Увлекательно пересказывать факты этого насыщенного людьми и событиями периода жизни Магды, но оставим это удовольствие читателю.

Остановимся еще только на одном событии, которое непосредственно с Магдой не связано, но касается вообще искусства «званцевцев». Речь идет о выставке живописи «1915 год». Ее устроителем был Кандауров, который хотел представить широкой публике учеников Школы Званцевой. Но при этом он призвал к участию в выставке левых художников — братьев Бурлюков, Ларионова и Гончарову, Кандинского, Шагала, некоторых бубновалетцев. И, конечно, левые (то есть футуристы) затмили собой утонченную живопись «званцевцев». Критика говорила только о шумных художественных провокациях левых.

Магда Нахман. «Крестьянка», около 1916 (Музей изобразительных
искусств Республики Татарстан, Казань)
 

Некоторые «званцевцы» были страшно недовольны. Надежда Лермонтова прислала Кандаурову негодующую телеграмму: «Присутствие футуристов считаю абсурдом. Прошу принять меры, чтобы выделить меня и единомышленников или выслать мои работы обратно».

У Кандаурова и «званцевцев» возник конфликт с футуристами, о котором сами футуристы даже и не подозревали. «Званцевцы» ощутили себя в арьергарде эпохи. Эта тема возникла вновь в 1919 году в переписке Магды с подругами.

Художница Раиса Котович-Борисяк, тоже учившаяся в Школе, а теперь работавшая в отделе санитарного просвещения, писала Юлии Оболенской: «...мы эпохе нашей не нужны». Ответ Магды удивляет своей резкостью: «...выходит так, что мы не нужны, а нужны Эфросы <...> да проходимцы от искусства, да безграмотные вроде Татлина, и Софьи [Дымшиц-Толстой], и [Веры] Пестель». В эти краткие годы авангардного взлета не было места новому реализму мирискуснического типа. Как, впрочем, и в последующие десятилетия, когда авангард уже был вытеснен с передовых позиций искусства соцреализмом.

С 1917-го по 1922 год Магду Нахман носило по России, но не по политическим причинам, что было бы логично в этот страшный период русской жизни, а из-за личных обстоятельств. Из Москвы она уехала не от революции, а от романа с Борисом Грифцовым, искусствоведом и литературоведом. Переписка с Юлией Оболенской подробно иллюстрирует эту любовную ситуацию, все те чувства и переживания, которые испытывала Магда.

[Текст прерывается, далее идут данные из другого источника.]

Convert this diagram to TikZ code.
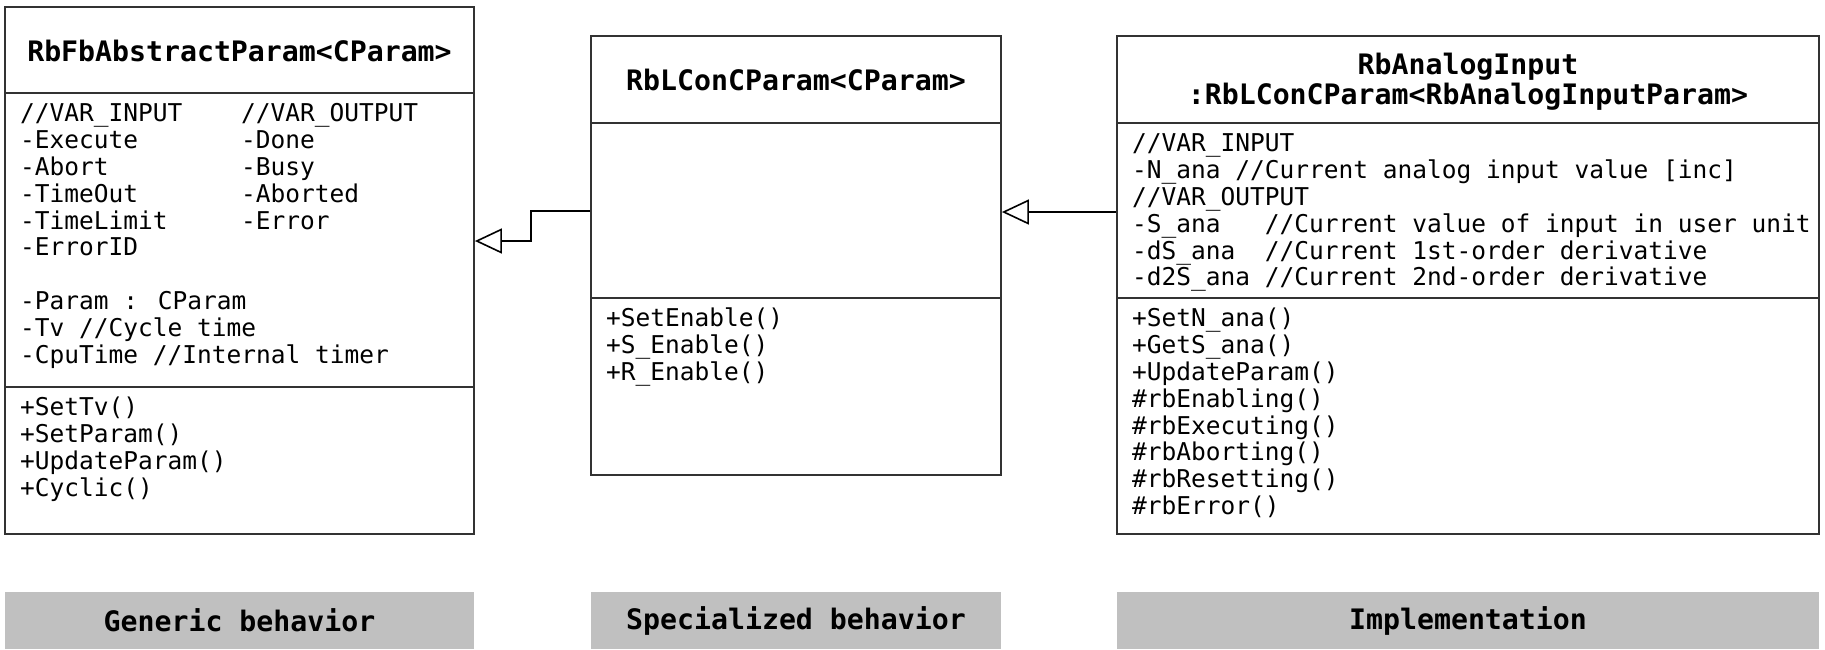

Судьба двигала ее в Бахчисарай, потом во Владимирскую (лесхоз в Ликино), затем Витебскую (Народный театр в Усть-Долыссах) губернии. Снова Москва и далее — русский Север.

Несмотря ни на что, Магда участвовала в выставках «Мира искусства» (зима 1917), картин профсоюза художников г. Москвы (1918), 4-й государственной (1919), искусства и науки в Казани (1920). Как пишет автор, «...она упорно оставалась художником в каждой деревне и в каждом провинциальном городке, где оказывалась во время Гражданской войны, даже когда зарабатывала ручным трудом или служила в конторе».

Магда Нахман. Брат и сестра (Baroda Museum and Picture
Gallery, Vadodara, India)
 

В 1921 году Магда знакомится с политиком и симпатизирующим Коминтерну индийцем Ачарией. В этом же году, кстати говоря, умирает Елизавета Николаевна Званцева, работавшая в детском доме и жившая в невыносимых бытовых условиях. Жизненные обстоятельства Магды тоже были далеко не самыми лучшими.

Осенью 1922 года Магда с Ачарией эмигрируют и оказываются в Берлине. Это еще один долгий период ее жизни, полный попыток самоутверждения как художника, поисков работы, безденежья и неустроенности. Но теперь рядом есть муж — друг и моральная опора.

В Берлине были удивительные встречи, знакомства и события. Например, пастельный «Портрет Владимира Набокова» (сохранилась только фотография). Он был помещен на суперобложке английского издания «Подвига». До того, в 1928 году, Набоков пишет рецензию на персональную выставку Магды в галерее «Каспер». Кто из русских художников мог бы похвастаться таким рецензентом?

Последние 17 лет своей жизни Магда Нахман провела в Индии. Были это годы успеха, признания? Или, как в предыдущие времена, она боролась за место в новой культурной среде? Ответы знает Лина Бернштейн. Их могут узнать и ее читатели.

Книга о Магде Нахман — научное исследование, закрывающее очередное «белое пятно» истории русского искусства. Одновременно книга глубоко персонализирована — переживания и чувства автора по отношению к своему герою почти беллетристичны. Два фактора, казалось бы, противоположные, в итоге дополняют друг друга и создают живую картину эпохи и человеческих судеб.